I cannot understand why this is but I guess I can google some more unless someone can explain it to me?!

Cheers,

Flex

IIRC - ‘silent boot’ is more or less the default now.

You can hit ‘shift’ or ‘esc’ to bring grub up during boot.
You can also disable this setting - at a few points inlcuding above, as well as “timeout” and “timeout_style”(hidden?) in the same file.

To see more about it (and what you can disable if you so choose) … see here (though note there are slightly different variations so only ‘undo’ what applies to your system):

https://wiki.archlinux.org/title/Silent_boot

Thank you. I read that link about Silent boot. It has no effect on hiding the grub menu and I haven’t installed grub-silent.

Also, as I mentioned above, along with listing my grub config, that pressing keys when the grub menu is probably displaying (but not visible) has no effect. I tried c, esc, shift and all the function keys.

As I said before, I CAN see the grub menu when I let the laptop start up itself. The problem is when I hit F12 and go in to the BIOS and select a bootloader from there that the grub menu will then not show.

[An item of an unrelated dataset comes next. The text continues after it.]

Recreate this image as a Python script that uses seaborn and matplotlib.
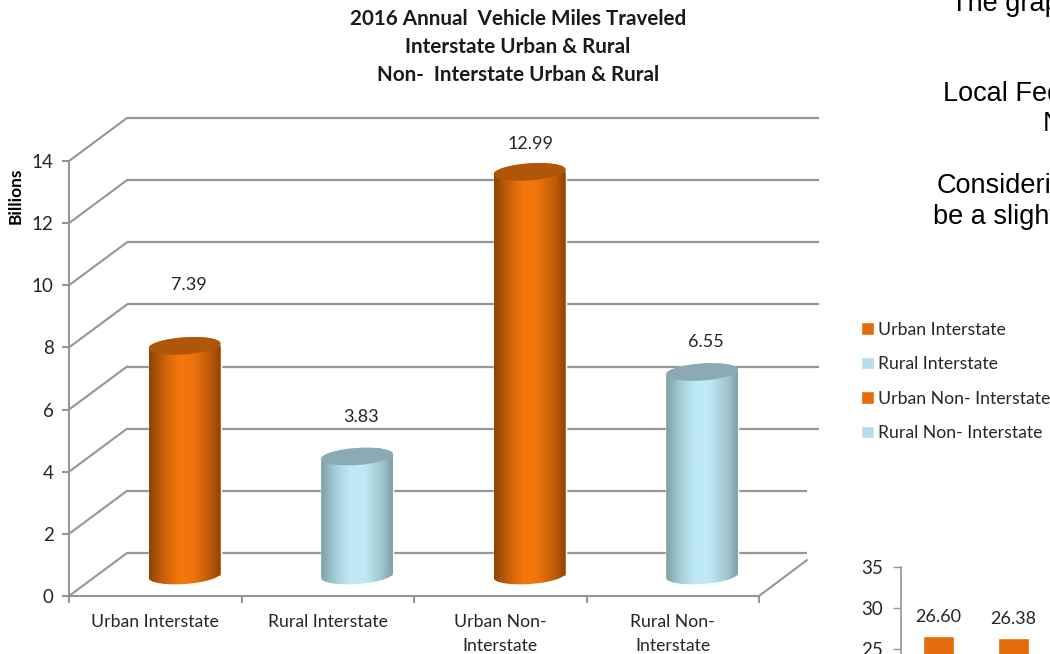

When I had a grub-menu (because I let the laptop boot itself so it chose the default bootloader itself) I went to the command line and typed videoinfo and then changed GRUB_GFXMODE=auto to GRUB_GFXMODE=1920x1080 but this had no effect on making the grub menu appear when I manually select a bootloader from the UEFI menu in BIOS.

I think it might be some video card/display setting that does not kick in so the gfxterm doesn’t work in Grub… and bizarrely only when I manually chose a bootloader from UEFI BIOS. Once the OS loads I have full display capabilities again.